── EXERCISE MATERIALS ──
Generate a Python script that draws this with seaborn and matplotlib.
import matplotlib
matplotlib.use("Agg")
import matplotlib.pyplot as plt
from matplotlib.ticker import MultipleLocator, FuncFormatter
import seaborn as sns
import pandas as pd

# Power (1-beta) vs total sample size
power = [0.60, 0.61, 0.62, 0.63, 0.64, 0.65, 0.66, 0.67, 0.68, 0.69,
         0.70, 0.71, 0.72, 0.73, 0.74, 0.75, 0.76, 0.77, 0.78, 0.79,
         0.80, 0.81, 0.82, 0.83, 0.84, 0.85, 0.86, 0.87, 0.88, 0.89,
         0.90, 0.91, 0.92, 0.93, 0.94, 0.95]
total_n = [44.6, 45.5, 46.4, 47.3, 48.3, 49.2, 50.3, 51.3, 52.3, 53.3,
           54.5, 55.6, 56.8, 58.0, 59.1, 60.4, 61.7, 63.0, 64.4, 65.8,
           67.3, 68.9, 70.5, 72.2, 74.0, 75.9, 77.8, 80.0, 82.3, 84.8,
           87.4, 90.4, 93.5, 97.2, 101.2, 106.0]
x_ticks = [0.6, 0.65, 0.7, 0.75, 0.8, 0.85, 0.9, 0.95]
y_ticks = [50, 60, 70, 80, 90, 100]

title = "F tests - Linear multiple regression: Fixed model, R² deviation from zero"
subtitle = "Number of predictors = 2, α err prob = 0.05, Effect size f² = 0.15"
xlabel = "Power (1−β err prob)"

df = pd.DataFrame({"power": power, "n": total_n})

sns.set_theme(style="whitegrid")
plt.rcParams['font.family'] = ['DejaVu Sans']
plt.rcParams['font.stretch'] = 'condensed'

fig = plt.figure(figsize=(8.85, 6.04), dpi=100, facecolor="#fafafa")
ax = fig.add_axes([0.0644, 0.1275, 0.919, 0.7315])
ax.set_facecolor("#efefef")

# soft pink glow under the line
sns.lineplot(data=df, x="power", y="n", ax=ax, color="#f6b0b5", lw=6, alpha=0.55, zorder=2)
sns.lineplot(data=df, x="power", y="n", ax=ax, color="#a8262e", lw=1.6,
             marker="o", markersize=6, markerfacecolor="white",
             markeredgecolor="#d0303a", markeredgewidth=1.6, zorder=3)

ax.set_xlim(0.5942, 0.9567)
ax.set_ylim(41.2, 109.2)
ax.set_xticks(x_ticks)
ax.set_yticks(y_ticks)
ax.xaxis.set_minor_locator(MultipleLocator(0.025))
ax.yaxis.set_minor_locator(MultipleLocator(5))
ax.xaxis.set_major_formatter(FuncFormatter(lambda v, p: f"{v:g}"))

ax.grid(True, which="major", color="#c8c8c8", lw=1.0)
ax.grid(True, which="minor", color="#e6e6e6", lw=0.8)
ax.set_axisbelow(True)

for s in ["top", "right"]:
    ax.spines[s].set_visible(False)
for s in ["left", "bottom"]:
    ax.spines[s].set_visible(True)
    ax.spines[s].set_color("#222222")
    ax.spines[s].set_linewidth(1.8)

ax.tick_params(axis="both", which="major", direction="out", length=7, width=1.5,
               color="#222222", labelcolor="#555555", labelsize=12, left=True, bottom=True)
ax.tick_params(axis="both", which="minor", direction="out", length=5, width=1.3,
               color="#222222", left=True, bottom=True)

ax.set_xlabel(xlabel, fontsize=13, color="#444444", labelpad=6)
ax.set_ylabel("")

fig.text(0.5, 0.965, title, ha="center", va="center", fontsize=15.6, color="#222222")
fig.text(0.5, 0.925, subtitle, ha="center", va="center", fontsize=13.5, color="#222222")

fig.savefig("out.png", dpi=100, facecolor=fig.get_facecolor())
───
── EXERCISE MATERIALS ──
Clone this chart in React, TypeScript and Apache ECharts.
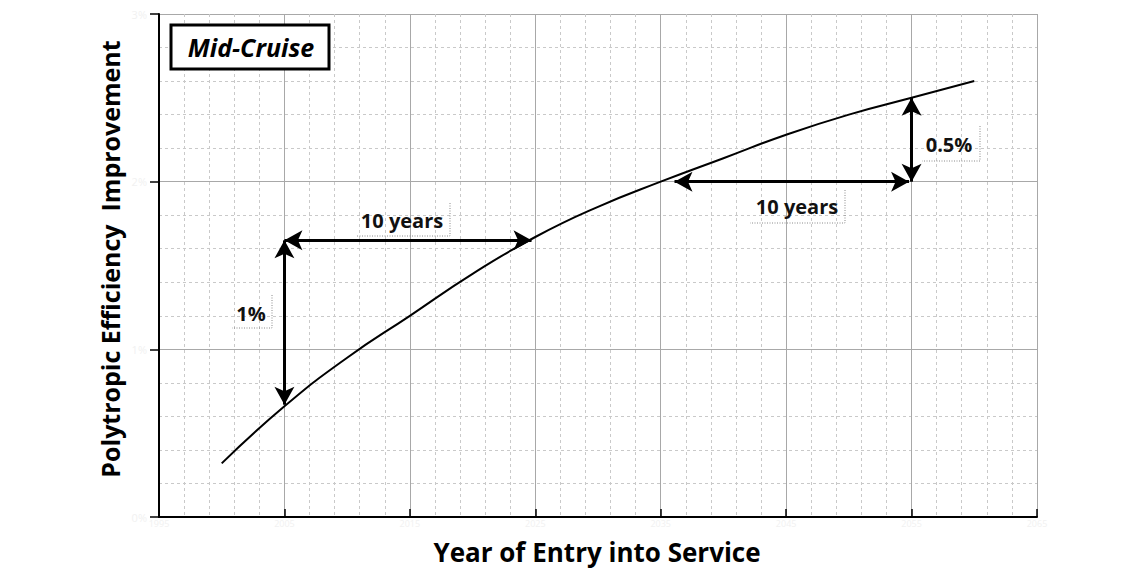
───
Transcribe each line of the data above, unaltered, from the one where "Generate a Python" appears to the one where "import pandas as pd" appears, inclusive of both.

Generate a Python script that draws this with seaborn and matplotlib.
import matplotlib
matplotlib.use("Agg")
import matplotlib.pyplot as plt
from matplotlib.ticker import MultipleLocator, FuncFormatter
import seaborn as sns
import pandas as pd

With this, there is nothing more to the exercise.